Ohne Titel (Landschaft Bolivien) IV (untitled (landscape bolivia IV), 1999, oil, acryl and lack on canvas, 115 x 135 cm

Ohne Titel (Landschaft Bolivien) V (untitled (landscape bolivia V), 1999, oil, acryl and lack on canvas, 140 x 150 cm

Ohne Titel (Landschaft Bolivien) I (untitled (landscape bolivia I), 1999, oil, acryl and lack on canvas, je 120 x 140 cm

Ohne Titel (Landschaft Bolivien) II (untitled (landscape bolivia I), 1999, oil, acryl and lack on canvas, je 120 x 140 cm

Ohne Titel (Landschaft Bolivien) III (untitled (landscape bolivia I), 1999, oil, acryl and lack on canvas, je 120 x 140 cm

The Bolivian plateau

Man lives and dies in what he sees. But he only sees what he thinks. (Paul Claudel)

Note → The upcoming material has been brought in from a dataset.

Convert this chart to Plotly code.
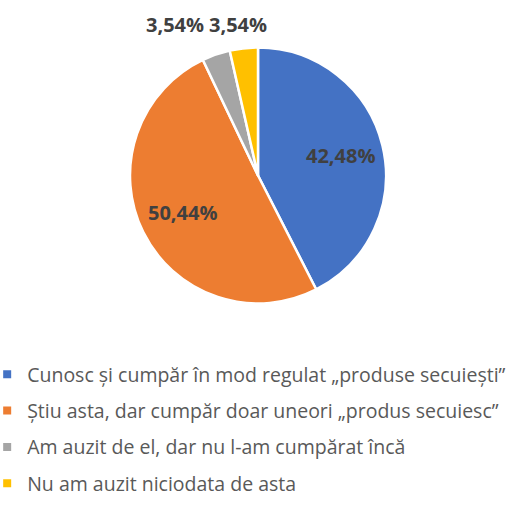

The six paintings of the Bolivian plateau, of the Altiplanos, are the result of a trip that Tobias Becker undertook through Bolivia in the summer of 1999. For those familiar to the Altiplano, one notices that the paintings are deprived of something very typical to these landscapes: the feeling of endless space and unlimited perspectives. In the images something almost claustrophobic takes place, that reins in the distance and limitlessness. Here it's not so much the presentation of a landscape as it is much more the reflection of a subjective and cramped view of this landscape. The viewer himself becomes the traveler-a landscape that is simultaneously moving and monochrome, at the same time beautiful and empty passes him by- he sees a suspended landscape, that offers no limits, and thus refers back to itself, its own perception.

Represented is the experience of observing an impossibility-it is impossible to see what one cannot imagine: endlessness, and it's also impossible to integrate oneself into this landscape that exists independent from the gaze of the viewer. Impossible, as the paintings ultimately also suggest, is the calm, ordered gaze of the observer of this landscape at all. Consistently represented in the paintings is a moment of motion, that suggest that the viewer is a traveler, who above all constructs his image of the landscape in his mind, without being able to actually grasp the landscape. While traveling, a space devoid of people passes by, that offers him no point of reference. The recognition of the landscape in one's consciousness, is ultimately only in and through movement possible: the observer then abandons the notion of ordering the things around himself from a fixed location. But in and through the consciousness another thing happens: the grinding facticity of things is in movement again annulled. Space is relative-and with it the organizing gaze.